In its search for Arctic oil, Shell spent more than $7 billion, crashed a drilling platform, appears to have misled its shareholders, and risked permanent damage to one of the world's most unique places. Now, after failing to find enough oil to justify moving forward, the company's efforts in the Arctic appear to be at an end "for the foreseeable future." We can see this withdrawal as not just a victory for the Arctic but also as an opportunity to take stock of our unhealthy relationship with fossil fuels. Shell's announcement could represent a moment of clarity in what up until now has been an increasingly risky scramble for ever more remote oil reserves.

The Arctic is a special place. The interdependent web of ocean ecosystems and seasonal cycles is as rich as it is fragile. It is also inaccessible and unforgiving. Companies drilled for oil in the Arctic Ocean in the 1980s and 1990s and failed. Shell's recent costly exploration has failed. Both times we ran the risk of spoiling one of the last places on the planet that is largely free of industrial development. Both times we demonstrated that the Arctic is too remote and too dangerous to risk searching for oil.

It's time to end this foray into the Arctic Ocean and to look to a future of clean, renewable energy and healthy oceans. Even now, oil companies are pushing for access to start drilling along the Atlantic Coast, despite growing opposition from coastal communities and businesses. President Obama should deny future requests for leasing or exploration in both the Arctic and the Atlantic, and should instead focus on protecting those vital ocean resources.

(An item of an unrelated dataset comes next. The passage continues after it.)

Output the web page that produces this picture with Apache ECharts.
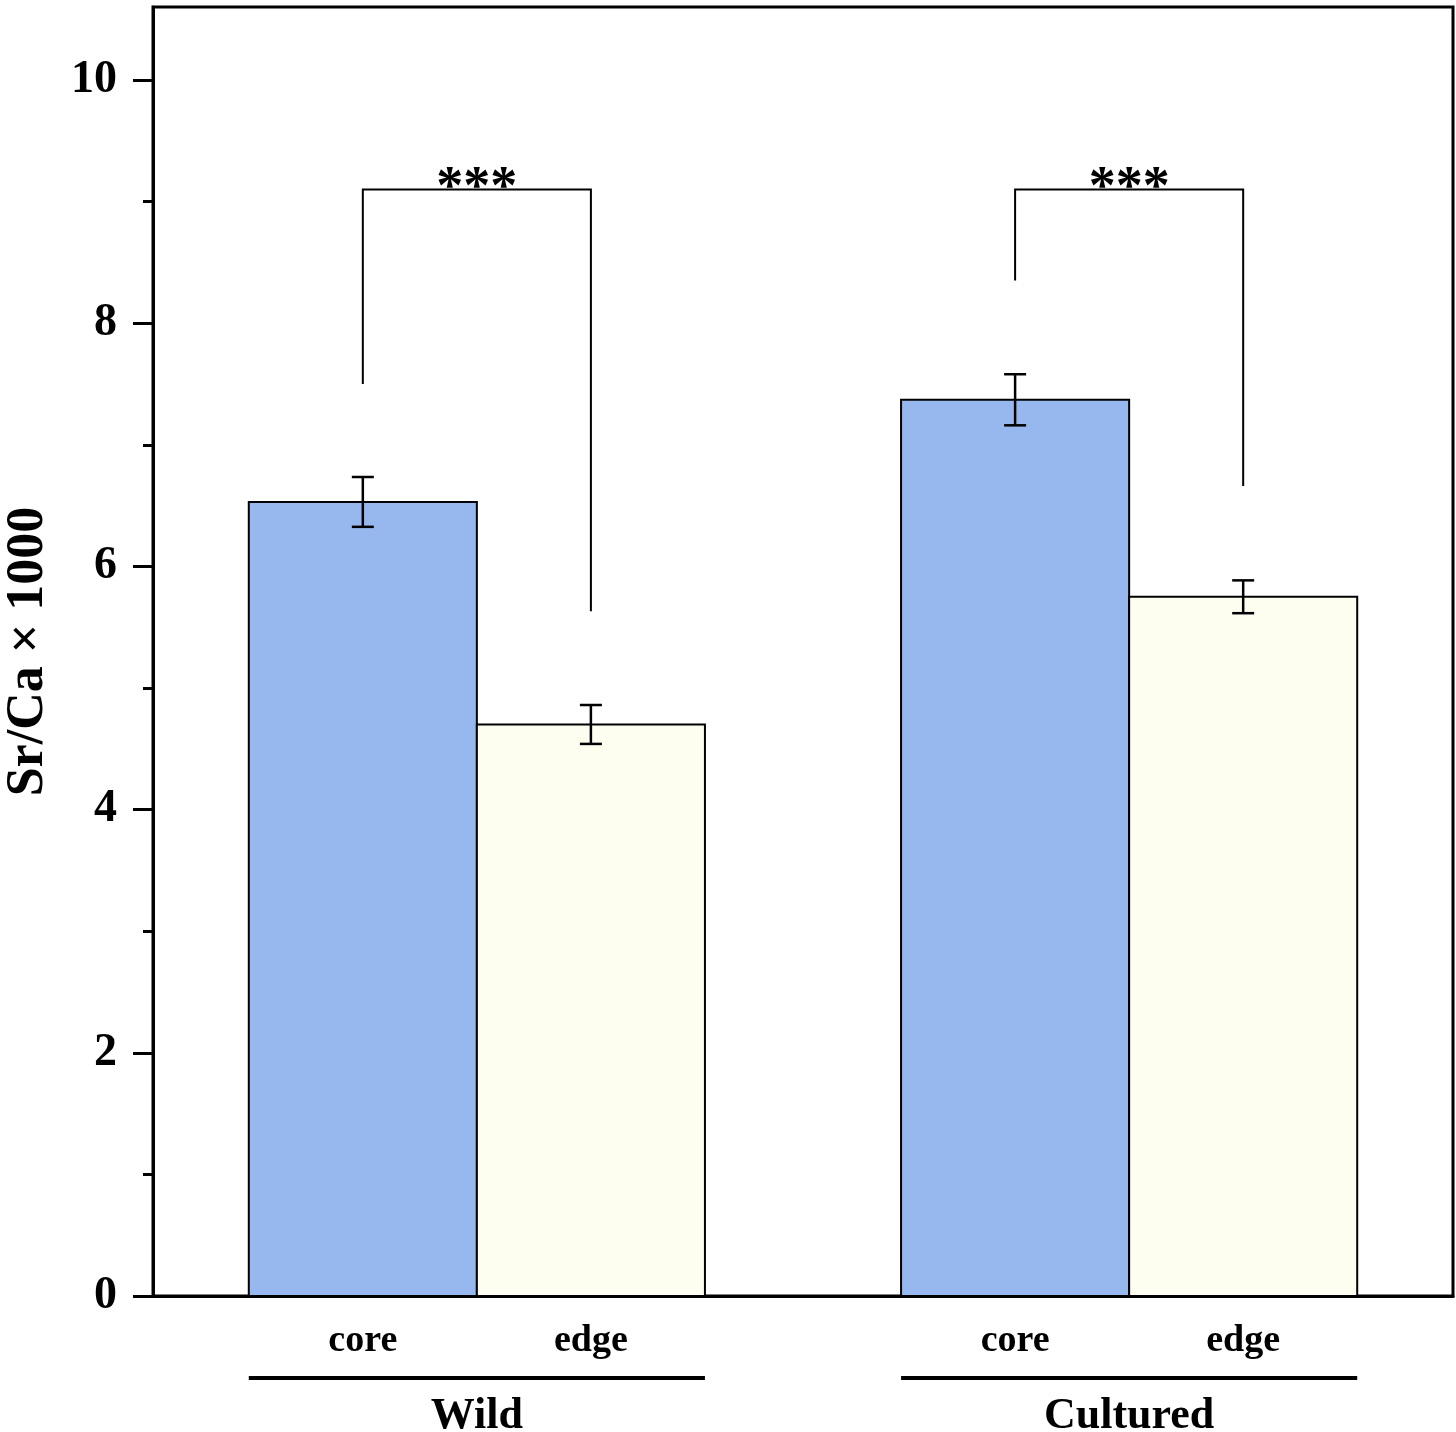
<!DOCTYPE html>
<html>
<head>
<meta charset="utf-8">
<script src="https://cdn.jsdelivr.net/npm/echarts@6/dist/echarts.min.js"></script>
<style>
  html, body { margin: 0; padding: 0; background: #fff; }
  #main { width: 1456px; height: 1432px; }
</style>
</head>
<body>
<div id="main"></div>
<script>
// data
var groups = ['Wild', 'Cultured'];
var parts = ['core', 'edge', 'core', 'edge'];
var barX = [0.92, 1.92, 3.78, 4.78];      // bar centres on the x value axis
var meanVals = [6.53, 4.70, 7.37, 5.75];
var errVals = [0.205, 0.16, 0.21, 0.135];
var sigMarks = ['***', '***'];
var bracketTop = [9.1, 9.1];
var bracketLeft = [7.5, 8.35];
var bracketRight = [5.63, 6.66];
var majorTicks = [0, 2, 4, 6, 8, 10];
var minorTicks = [1, 3, 5, 7, 9];

var FONT = '"Liberation Serif", "Times New Roman", serif';
var barColors = ['#97b8ee', '#fefef0'];

var myChart = echarts.init(document.getElementById('main'));

var barData = barX.map(function (x, i) { return [x, meanVals[i], errVals[i]]; });
var bracketData = groups.map(function (g, i) {
    return [barX[i * 2], barX[i * 2 + 1], bracketLeft[i], bracketRight[i], bracketTop[i]];
});
var groupData = groups.map(function (g, i) { return [barX[i * 2], barX[i * 2 + 1]]; });

var option = {
    animation: false,
    backgroundColor: '#fff',
    grid: {
        left: 153, right: 3, top: 7, bottom: 136,
        outerBoundsMode: 'none',
        containLabel: false,
        show: true, borderColor: '#000', borderWidth: 3,
        backgroundColor: 'transparent'
    },
    xAxis: {
        type: 'value', min: 0, max: 5.7,
        axisLine: { show: true, lineStyle: { color: '#000', width: 3 } },
        axisTick: { show: false },
        axisLabel: { show: false },
        splitLine: { show: false }
    },
    yAxis: [{
        type: 'value', min: 0, max: 10.6, interval: 2,
        name: 'Sr/Ca × 1000',
        nameLocation: 'middle',
        nameGap: 98,
        nameTextStyle: { fontFamily: FONT, fontWeight: 'bold', fontSize: 52, color: '#000' },
        axisLine: { show: true, lineStyle: { color: '#000', width: 3 } },
        axisTick: { show: true, inside: false, length: 20, customValues: majorTicks, lineStyle: { color: '#000', width: 3 } },
        axisLabel: { customValues: majorTicks, margin: 36, fontFamily: FONT, fontWeight: 'bold', fontSize: 46, color: '#000' },
        splitLine: { show: false }
    }, {
        type: 'value', min: 0, max: 10.6, position: 'left',
        axisLine: { show: false },
        axisTick: { show: true, length: 10, customValues: minorTicks, lineStyle: { color: '#000', width: 3 } },
        axisLabel: { show: false },
        splitLine: { show: false }
    }],
    series: [{
        // bars
        type: 'custom',
        data: barData,
        renderItem: function (params, api) {
            var x = api.value(0), y = api.value(1);
            var p0 = api.coord([x - 0.5, 0]);
            var p1 = api.coord([x + 0.5, y]);
            return {
                type: 'rect',
                shape: { x: p0[0], y: p1[1], width: p1[0] - p0[0], height: p0[1] - p1[1] },
                style: { fill: barColors[params.dataIndex % 2], stroke: '#000', lineWidth: 2 }
            };
        }
    }, {
        // error bars
        type: 'custom',
        data: barData,
        z: 3,
        renderItem: function (params, api) {
            var x = api.value(0), y = api.value(1), e = api.value(2);
            var hi = api.coord([x, y + e]);
            var lo = api.coord([x, y - e]);
            var st = { stroke: '#000', lineWidth: 2.5 };
            return {
                type: 'group',
                children: [
                    { type: 'line', shape: { x1: hi[0], y1: hi[1], x2: lo[0], y2: lo[1] }, style: st },
                    { type: 'line', shape: { x1: hi[0] - 11, y1: hi[1], x2: hi[0] + 11, y2: hi[1] }, style: st },
                    { type: 'line', shape: { x1: lo[0] - 11, y1: lo[1], x2: lo[0] + 11, y2: lo[1] }, style: st }
                ]
            };
        }
    }, {
        // significance brackets
        type: 'custom',
        data: bracketData,
        z: 3,
        renderItem: function (params, api) {
            var a = api.coord([api.value(0), api.value(2)]);
            var b = api.coord([api.value(0), api.value(4)]);
            var c = api.coord([api.value(1), api.value(4)]);
            var d = api.coord([api.value(1), api.value(3)]);
            return {
                type: 'group',
                children: [
                    { type: 'polyline', shape: { points: [a, b, c, d] }, style: { stroke: '#000', lineWidth: 2, fill: null } },
                    {
                        type: 'text',
                        style: {
                            text: sigMarks[params.dataIndex], x: (b[0] + c[0]) / 2, y: b[1] + 27,
                            align: 'center', verticalAlign: 'bottom',
                            font: 'bold 54px ' + FONT, fill: '#000'
                        }
                    }
                ]
            };
        }
    }, {
        // core / edge labels under each bar
        type: 'custom',
        data: barData,
        clip: false,
        renderItem: function (params, api) {
            var p = api.coord([api.value(0), 0]);
            return {
                type: 'text',
                style: {
                    text: parts[params.dataIndex], x: p[0], y: p[1] + 45,
                    align: 'center', verticalAlign: 'middle',
                    font: 'bold 38px ' + FONT, fill: '#000'
                }
            };
        }
    }, {
        // group underline and name
        type: 'custom',
        data: groupData,
        clip: false,
        renderItem: function (params, api) {
            var l = api.coord([api.value(0) - 0.5, 0]);
            var r = api.coord([api.value(1) + 0.5, 0]);
            return {
                type: 'group',
                children: [
                    { type: 'line', shape: { x1: l[0], y1: l[1] + 82, x2: r[0], y2: r[1] + 82 }, style: { stroke: '#000', lineWidth: 4 } },
                    {
                        type: 'text',
                        style: {
                            text: groups[params.dataIndex], x: (l[0] + r[0]) / 2, y: l[1] + 121,
                            align: 'center', verticalAlign: 'middle',
                            font: 'bold 44px ' + FONT, fill: '#000'
                        }
                    }
                ]
            };
        }
    }]
};

myChart.setOption(option);
</script>
</body>
</html>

Billions of dollars in subsidies are going to the oil and gas industry, when we could put those tax dollars toward research and development of renewables like solar, wind, or other untapped sources of sustainable energy. There's only so much oil on this planet. If we're determined to burn all of it, we will wreak havoc on our climate. We will continue to see ecosystems destroyed by spills, leaks, and explosions. Billions of the world's most vulnerable people will bear the brunt of the damages from sea level rise, ocean acidification, rising temperatures, and more frequent and intense adverse weather events.

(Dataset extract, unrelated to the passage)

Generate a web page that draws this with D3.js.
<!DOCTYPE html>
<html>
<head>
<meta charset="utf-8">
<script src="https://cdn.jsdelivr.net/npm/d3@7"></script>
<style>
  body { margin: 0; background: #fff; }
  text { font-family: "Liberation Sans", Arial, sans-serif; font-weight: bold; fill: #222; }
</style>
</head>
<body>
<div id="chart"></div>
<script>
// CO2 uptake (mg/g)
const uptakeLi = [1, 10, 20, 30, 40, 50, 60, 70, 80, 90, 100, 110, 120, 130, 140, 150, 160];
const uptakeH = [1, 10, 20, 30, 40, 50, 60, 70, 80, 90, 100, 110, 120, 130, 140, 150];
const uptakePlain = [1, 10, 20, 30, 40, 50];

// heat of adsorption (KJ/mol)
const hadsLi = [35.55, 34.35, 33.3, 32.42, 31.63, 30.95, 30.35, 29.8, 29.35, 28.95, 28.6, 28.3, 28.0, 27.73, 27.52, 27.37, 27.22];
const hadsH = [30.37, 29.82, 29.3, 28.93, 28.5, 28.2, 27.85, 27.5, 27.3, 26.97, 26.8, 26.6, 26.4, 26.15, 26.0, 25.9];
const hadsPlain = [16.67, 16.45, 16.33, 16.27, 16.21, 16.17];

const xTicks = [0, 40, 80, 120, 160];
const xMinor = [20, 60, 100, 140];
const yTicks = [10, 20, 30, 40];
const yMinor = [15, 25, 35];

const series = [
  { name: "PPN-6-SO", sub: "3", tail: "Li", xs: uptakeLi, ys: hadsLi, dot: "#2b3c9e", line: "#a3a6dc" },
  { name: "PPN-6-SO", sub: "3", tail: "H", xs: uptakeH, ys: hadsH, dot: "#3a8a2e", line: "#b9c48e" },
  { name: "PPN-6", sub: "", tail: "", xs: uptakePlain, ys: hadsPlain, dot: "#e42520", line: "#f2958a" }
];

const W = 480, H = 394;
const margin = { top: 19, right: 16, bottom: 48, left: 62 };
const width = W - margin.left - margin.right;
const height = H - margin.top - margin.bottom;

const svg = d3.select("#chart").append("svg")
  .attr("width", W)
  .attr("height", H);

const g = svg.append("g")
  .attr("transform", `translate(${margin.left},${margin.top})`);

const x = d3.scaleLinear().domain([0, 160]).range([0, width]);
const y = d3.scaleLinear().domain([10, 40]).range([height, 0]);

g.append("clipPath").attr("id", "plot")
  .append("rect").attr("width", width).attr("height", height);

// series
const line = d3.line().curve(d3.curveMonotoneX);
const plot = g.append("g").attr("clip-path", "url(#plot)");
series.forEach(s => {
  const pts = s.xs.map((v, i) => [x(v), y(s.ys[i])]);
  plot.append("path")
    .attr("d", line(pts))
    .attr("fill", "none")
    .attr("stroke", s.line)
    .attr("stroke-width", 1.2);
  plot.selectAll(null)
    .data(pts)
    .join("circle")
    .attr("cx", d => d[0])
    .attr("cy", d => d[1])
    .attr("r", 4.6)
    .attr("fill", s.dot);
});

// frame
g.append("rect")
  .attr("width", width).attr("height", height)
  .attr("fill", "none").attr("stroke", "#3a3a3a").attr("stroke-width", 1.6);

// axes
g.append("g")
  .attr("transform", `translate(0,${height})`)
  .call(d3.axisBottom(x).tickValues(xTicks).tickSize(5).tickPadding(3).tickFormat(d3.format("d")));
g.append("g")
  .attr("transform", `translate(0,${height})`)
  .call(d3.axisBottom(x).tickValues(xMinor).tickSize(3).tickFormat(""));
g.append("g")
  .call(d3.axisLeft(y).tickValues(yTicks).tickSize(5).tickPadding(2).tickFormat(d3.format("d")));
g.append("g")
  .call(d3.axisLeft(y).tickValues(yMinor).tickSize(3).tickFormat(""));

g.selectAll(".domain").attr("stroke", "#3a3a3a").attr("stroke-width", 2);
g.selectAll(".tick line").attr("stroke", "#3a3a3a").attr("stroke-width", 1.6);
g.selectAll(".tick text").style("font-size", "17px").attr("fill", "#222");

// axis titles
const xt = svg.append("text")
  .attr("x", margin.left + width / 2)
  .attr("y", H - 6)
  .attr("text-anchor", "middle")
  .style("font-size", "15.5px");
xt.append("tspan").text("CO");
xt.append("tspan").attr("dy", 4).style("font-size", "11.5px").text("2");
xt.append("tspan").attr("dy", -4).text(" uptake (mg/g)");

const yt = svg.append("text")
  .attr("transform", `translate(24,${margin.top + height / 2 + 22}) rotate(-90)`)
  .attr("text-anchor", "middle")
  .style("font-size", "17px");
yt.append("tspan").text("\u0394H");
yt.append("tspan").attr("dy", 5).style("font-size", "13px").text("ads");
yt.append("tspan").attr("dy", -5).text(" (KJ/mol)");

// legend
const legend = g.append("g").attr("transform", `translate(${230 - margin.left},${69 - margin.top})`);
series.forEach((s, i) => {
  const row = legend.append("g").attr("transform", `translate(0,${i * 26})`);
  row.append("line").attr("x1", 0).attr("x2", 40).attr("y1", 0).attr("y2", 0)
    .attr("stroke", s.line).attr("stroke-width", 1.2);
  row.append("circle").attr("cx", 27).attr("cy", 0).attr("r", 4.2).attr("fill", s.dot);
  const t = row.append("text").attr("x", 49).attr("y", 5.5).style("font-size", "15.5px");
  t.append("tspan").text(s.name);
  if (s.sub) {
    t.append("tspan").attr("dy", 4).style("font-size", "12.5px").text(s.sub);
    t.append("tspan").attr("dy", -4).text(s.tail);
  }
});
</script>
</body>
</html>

To cling to fossil fuels as our primary source of energy is unimaginative and shortsighted. Undoubtedly, there will be a fossil-fuel free future. The question is, in what condition are we going to reach it? We could do the same thing we've been doing for decades, focusing the bulk of our research, development and infrastructure on burning dirty fuels. This approach would rob our children's future. Without proactive, incremental change, our descendants will be left with an economy, technology, and infrastructure set up almost entirely for a resource that at some point will no longer exist. We should start dealing with that fact sooner rather than later.

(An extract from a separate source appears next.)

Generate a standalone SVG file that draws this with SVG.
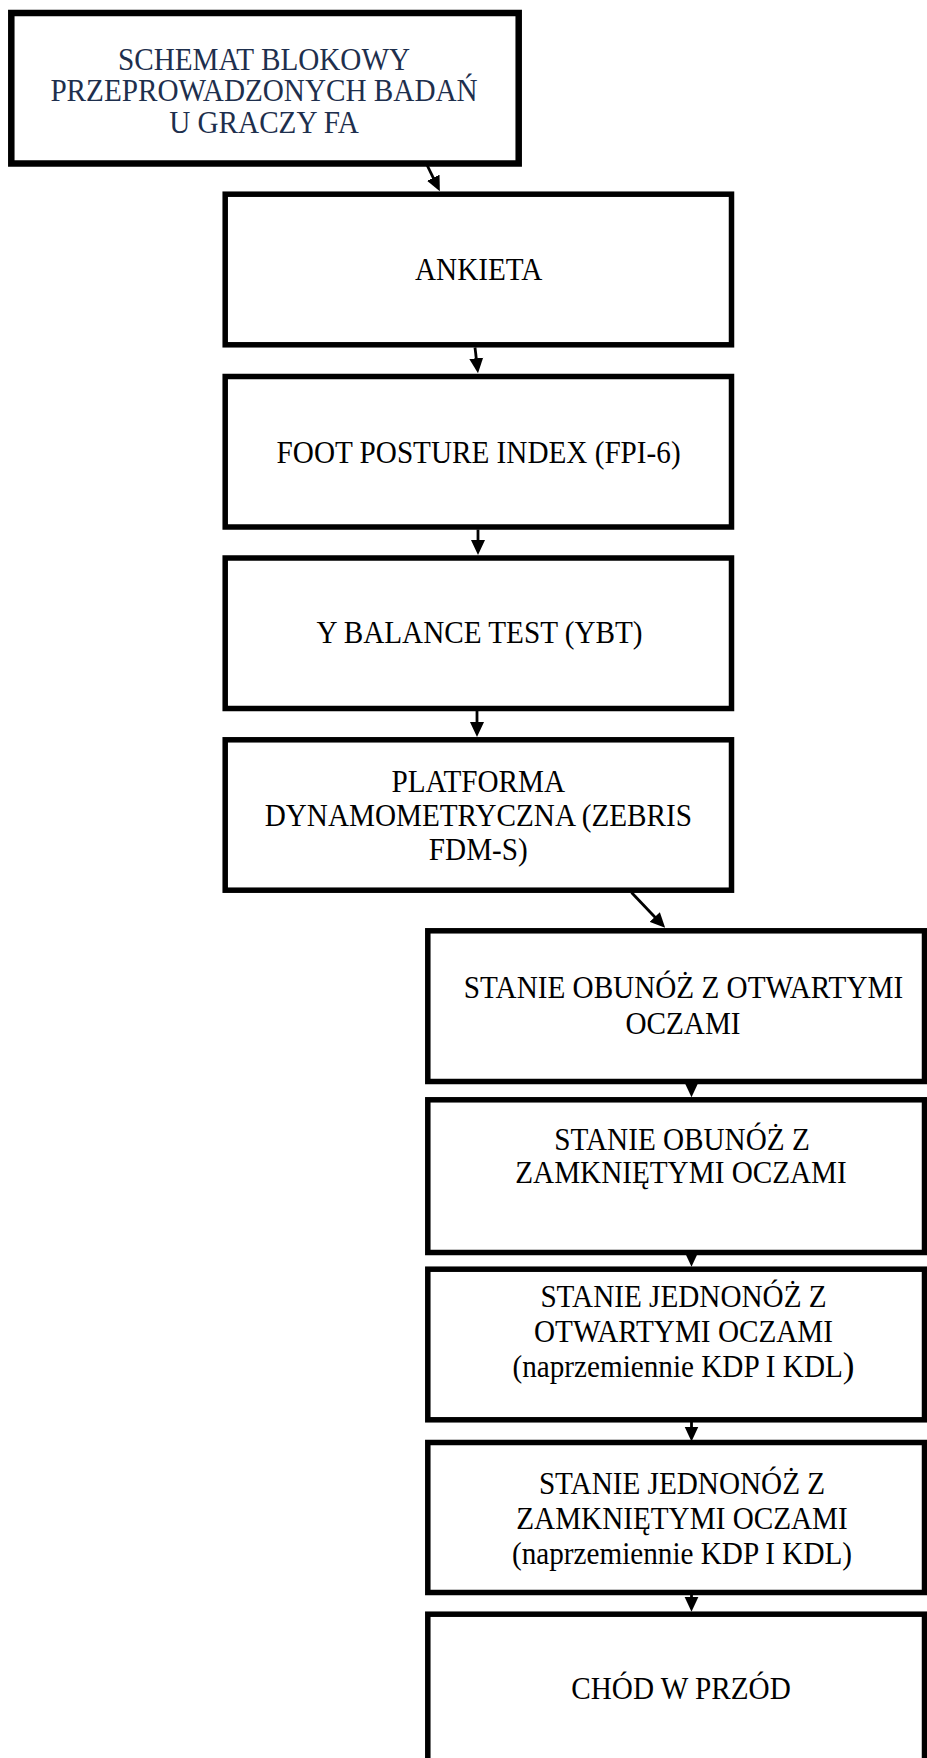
<svg xmlns="http://www.w3.org/2000/svg" width="927" height="1758" viewBox="0 0 927 1758">
<style>
.box{fill:#fff;stroke:#000;stroke-width:5.5}
.topbox{stroke-width:6.5}
.t{font-family:"Liberation Serif","Times New Roman",serif;font-size:29.2px;text-anchor:middle;fill:#000}
.navy{fill:#1e2f4d}
.conn{stroke:#000;stroke-width:2.8;fill:none;marker-end:url(#ah)}
</style>
<defs>
<marker id="ah" markerUnits="userSpaceOnUse" markerWidth="15" markerHeight="15" viewBox="0 0 15 15" refX="9" refY="7.5" orient="auto">
<path d="M0,0.5 L15,7.5 L0,14.5 Z" fill="#000"/>
</marker>
</defs>
<rect width="927" height="1758" fill="#fff"/>

<g id="n-title">
<rect class="box topbox" x="11.3" y="13" width="507.4" height="150.5"/>
<text class="t navy" transform="translate(264,70) scale(1,1.05)">SCHEMAT BLOKOWY</text>
<text class="t navy" transform="translate(264,101) scale(1,1.05)">PRZEPROWADZONYCH BADAŃ</text>
<text class="t navy" transform="translate(264,133) scale(1,1.05)">U GRACZY FA</text>
</g>

<g id="n-ankieta">
<rect class="box" x="225.2" y="194.2" width="506.3" height="150.6"/>
<text class="t" transform="translate(478.7,280) scale(1,1.05)">ANKIETA</text>
</g>

<g id="n-fpi">
<rect class="box" x="225.2" y="376.5" width="506.3" height="150.5"/>
<text class="t" transform="translate(478.6,462.5) scale(1,1.05)">FOOT POSTURE INDEX (FPI-6)</text>
</g>

<g id="n-ybt">
<rect class="box" x="225.2" y="558" width="506.3" height="150.5"/>
<text class="t" transform="translate(479.5,643) scale(1,1.05)">Y BALANCE TEST (YBT)</text>
</g>

<g id="n-platforma">
<rect class="box" x="225.2" y="739.8" width="506.3" height="150.4"/>
<text class="t" transform="translate(478.3,791.7) scale(1,1.05)">PLATFORMA</text>
<text class="t" transform="translate(478.3,825.5) scale(1,1.05)">DYNAMOMETRYCZNA (ZEBRIS</text>
<text class="t" transform="translate(478.3,860) scale(1,1.05)">FDM-S)</text>
</g>

<g id="n-obunoz-otwarte">
<rect class="box" x="427.8" y="930.8" width="496.7" height="150.7"/>
<text class="t" transform="translate(683.5,998) scale(1,1.05)">STANIE OBUNÓŻ Z OTWARTYMI</text>
<text class="t" transform="translate(683,1034) scale(1,1.05)">OCZAMI</text>
</g>

<g id="n-obunoz-zamkniete">
<rect class="box" x="427.8" y="1099.8" width="496.7" height="152.7"/>
<text class="t" transform="translate(682,1150) scale(1,1.05)">STANIE OBUNÓŻ Z</text>
<text class="t" transform="translate(681,1183) scale(1,1.05)">ZAMKNIĘTYMI OCZAMI</text>
</g>

<g id="n-jednonoz-otwarte">
<rect class="box" x="427.8" y="1269.2" width="496.7" height="150.6"/>
<text class="t" transform="translate(683.5,1307) scale(1,1.05)">STANIE JEDNONÓŻ Z</text>
<text class="t" transform="translate(683.5,1342) scale(1,1.05)">OTWARTYMI OCZAMI</text>
<text class="t" transform="translate(683.5,1377) scale(1,1.05)">(naprzemiennie KDP I KDL<tspan font-size="35">)</tspan></text>
</g>

<g id="n-jednonoz-zamkniete">
<rect class="box" x="427.8" y="1442.5" width="496.7" height="150"/>
<text class="t" transform="translate(682,1493.6) scale(1,1.05)">STANIE JEDNONÓŻ Z</text>
<text class="t" transform="translate(682,1529) scale(1,1.05)">ZAMKNIĘTYMI OCZAMI</text>
<text class="t" transform="translate(682,1564) scale(1,1.05)">(naprzemiennie KDP I KDL)</text>
</g>

<g id="n-chod">
<rect class="box" x="427.8" y="1614.2" width="496.7" height="160"/>
<text class="t" transform="translate(681,1699.3) scale(1,1.05)">CHÓD W PRZÓD</text>
</g>

<g id="connectors">
<path class="conn" d="M427,165 L437.2,185.8"/>
<path class="conn" d="M475,347.5 L477.3,367.2"/>
<path class="conn" d="M478,529.5 L478,549"/>
<path class="conn" d="M477,711 L477,731"/>
<path class="conn" d="M631.5,892.5 L661,923.5"/>
<path class="conn" d="M691.5,1083.5 L691.5,1091.3"/>
<path class="conn" d="M691.5,1254.5 L691.5,1260.7"/>
<path class="conn" d="M691.5,1422 L691.5,1435.5"/>
<path class="conn" d="M691.5,1594 L691.5,1605.7"/>
</g>
</svg>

Science and creativity can take us far, but more funding is needed as well. Already, developments in sustainable energy have yielded dramatic results. In 2014, the U.S. generated enough wind energy to power 16.7 million homes. Earlier this year, the government of Costa Rica announced that for a period of 75 days, the entire country was being powered by 100 percent renewable energy. We can see continued progress if we invest in technologies like solar and offshore wind, instead of seeking to exploit wild places like the Arctic in the search for hard-to-reach deposits of oil that may or may not be there.

Where oil companies have drilled, they have spilled. We can act now to prevent the next tragedy from being in the Arctic or the Atlantic. Perhaps Shell's withdrawal represents a critical point in the future of energy production--a moment of calm in which we can look not only at money wasted and risks taken, but also disasters averted.

This could be the moment that we decide that we're going to pursue safe, clean, and renewable power, protect important ocean resources, and ensure a sustainable future for our children and grandchildren.